Where Cotton did resemble the rest of the TG16 library was in its difficulty, which didn't feel at all like you'd expect from a pastel journey through faerie-land. Apparently searching for willow candy is serious business, because Cotton faced off against some unflinchingly brutal challenges along the course of her journey. The power-up mechanics worked like a hybrid of the standard Hudson shooter system and -- fittingly enough -- Twinbee's bells. But the harsh checkpoint system and small stock of lives made for a shooter hiding vicious fangs beneath its willowy, pillowy exterior.

Admittedly, while Cotton may not be sexy in action, this guy is nauseatingly NSFW. I'm sorry if this article gets you fired.

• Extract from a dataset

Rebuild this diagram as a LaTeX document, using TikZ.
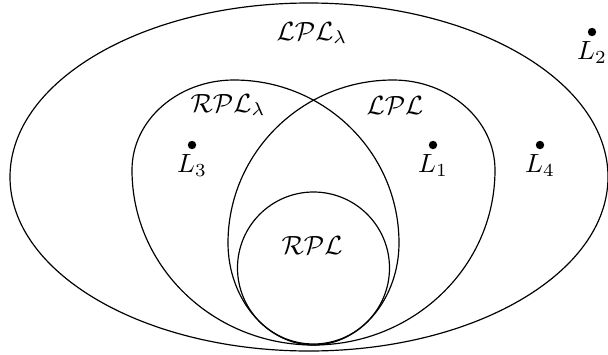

The Cotton series would go on to inspire quite a few sequels, including a technological marvel called Panorama Cotton that pushed the Sega Mega Drive to remarkable heights of 3D graphics. Eventually, though, the series fizzled out about a decade later in the wake of an uninspired Dreamcast chapter, Rainbow Cotton, though the protagonist did show up in Success' wickedly difficult DS strategy game Rondo of Swords a few years back. Despite its relatively short life, the Cotton series seems to have been remarkably influential. Developer Quest created a shameless clone called Magical Chase a few years after the original Cotton's debut; interestingly, the Witch-class characters in the Ogre Battle series look an awful like Magical Chase's protagonist Ripple. The Cotton format was also adopted wholesale by Victor's Keio Flying Squadron, which was slightly less obvious about its pilfering by dressing its young heroine in a bunny costume (despite its medieval Japanese setting). And then there's Touhou, a rabbit hole far too deep to be spelunked within the parameters of this humble retrospective.

Despite somehow making its way to the U.S., the original Cotton appears to have been almost entirely forgotten by American gamers. No doubt its being a niche release on a niche add-on for a niche console didn't really do its sales many favors (though it certainly has helped the game's aftermarket value). Still, it's a fascinating curio: One of the few instances of an oddball sub-genre to make its way to America. It's also an artifact of a very specific time, with its decidedly '80s anime look and attitude. In a lot of ways, the cute-'em-up died through commoditization, as the idea of selling hardcore game genres by dressing them up with scantily clad girls has become more or less the standard for much of the Japanese games industry rather than the exception -- though the relative restraint demonstrated by Cotton (only one female character appears nearly naked rather than all of them!) has long since disappeared.